The Presentation in the Temple - Simon Bening (Bruges, 1483/1484-1561), c. 1520-1530
(76 x 45 mm.)
Rendered as an intimate scene and set within a gold bar border, the Presentation takes place in a side-chapel or sanctuary closed off by green curtains. Mary and Simeon appear in the foreground with the Christ Child held over a round altar-like table draped with a cloth. In the foreground is the basket of doves, Joseph is behind Mary and next to Mary is a sombre-faced Anna. At Anna's side stands a double-chinned man wearing a hat while he helps her hold the lit candle. In the background are the partial heads of two women with contemporary headdress and another man. Set within a gold bar border, the miniature is trimmed to the edge of the border and displays light wear.
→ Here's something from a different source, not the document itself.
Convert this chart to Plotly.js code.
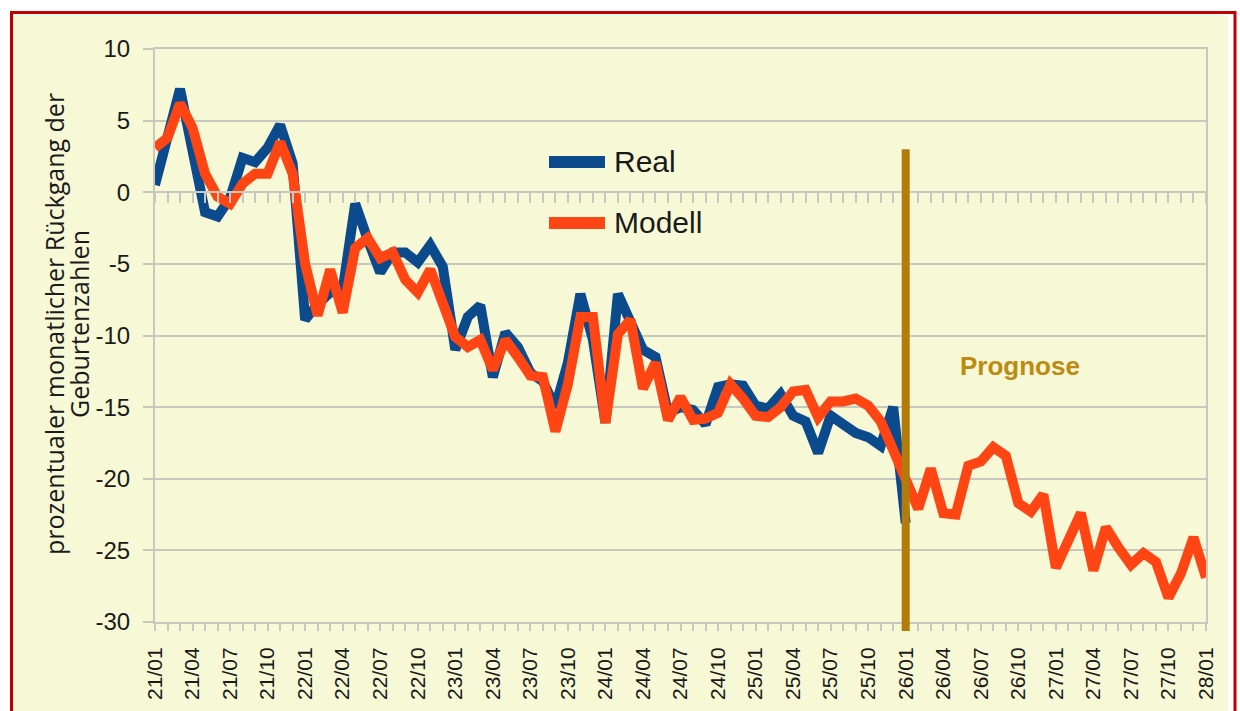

This extremely accomplished small-scale miniature, previously unknown and unrecorded, is by Simon Bening (1483/4-1561), "the last great illuminator of the Flemish school" (Kren, 2003). Here he provides typically dramatic "close-up views" of the Nativity and the Presentation in the Temple which bear close relation to his rendering of the subjects in masterpieces such as the Chester Beatty Rosarium and the Stein Quadryptich. Judith Testa writes of Bening's "highly refined and personal style," including "figures with emotionally expressive faces" and "the use of compact dramatic, carefully thought-out compositions," all of which is evident here.
The miniature of the Presentation in the Temple compares closely to the Beatty Rosarium miniature of the same subject and also to that of the Circumcision, as well as to the Cambridge, Fitzwilliam Museum MS 257a and f. 43 in the Morgan Hours MS. M. 451. Close up figures dominate the scene. In our miniature the man next to Anna is the same model as the "dour, double-chinned man" (Testa, 1986) in the Chester Beatty Circumcision miniature. The candle held by Anna and this man refers to the Candlemas procession which was held on the feast of the Presentation. The contemporary turban-like headresses on the two women in the background are found in the Presentation miniatures at the Fitzwilliam miniature and in Morgan Hours MS M. 451. Mary, Simeon, and Anna are very close to the representations in the Stein Quadryptich Circumcision scene. As noted by Testa, Simon Bening follows the basic composition of his father Alexander's rendering of the scene in the Madrid Hastings Hours (Museo Lazaro Galdiano Inv. 15503, f. 122v).
One of Bening's most significant artistic achievements was his development of the "close-up narrative," used in the Chester Beatty Rosarium, the Stein Quadriptych, and miniatures in Books of Hours. He created images that would induce the reader to meditate emphatically upon the lives of Jesus Christ and Mary... to foster not just an intellectual understanding of the events but also a personal and emotional indentification with them (Testa, 1986, p. 68). Often transforming time-worn compositions from earlier Ghent-Bruges illuminations and revitalizing the faces of the actors to convey individual character, these emotionally affective images function as aids to devotion.
Bening completed a number of miniature suites for use in small-scale Books of Hours, Rosariums, and other devotional manuscripts, similar to the one in which this miniature were once inserted, many of these for the Spanish market. Some of these include: Rosary Psalter (87 x 58 mm.; Boston Public Library, MS Med. 35, 12 miniatures; Cambridge, Fitzwilliam Museum, 257 a&b, 2 miniatures); two Miniature Books of Hours (74 x 56 and 80 x 60 mm.; New York, Morgan Library M.451 and M. 307); Imhof Prayerbook. (90 x 62 mm.; London, Christie's Arcana sale 6 July 2011, lot 26). No sister leaves of the Nativity (and Presentation) have yet come to light. Compare however the small-scale miniatures, also from an Hours, from the collection of Bernard H. Breslauer in New York (see Voelkle and Wieck, 1992).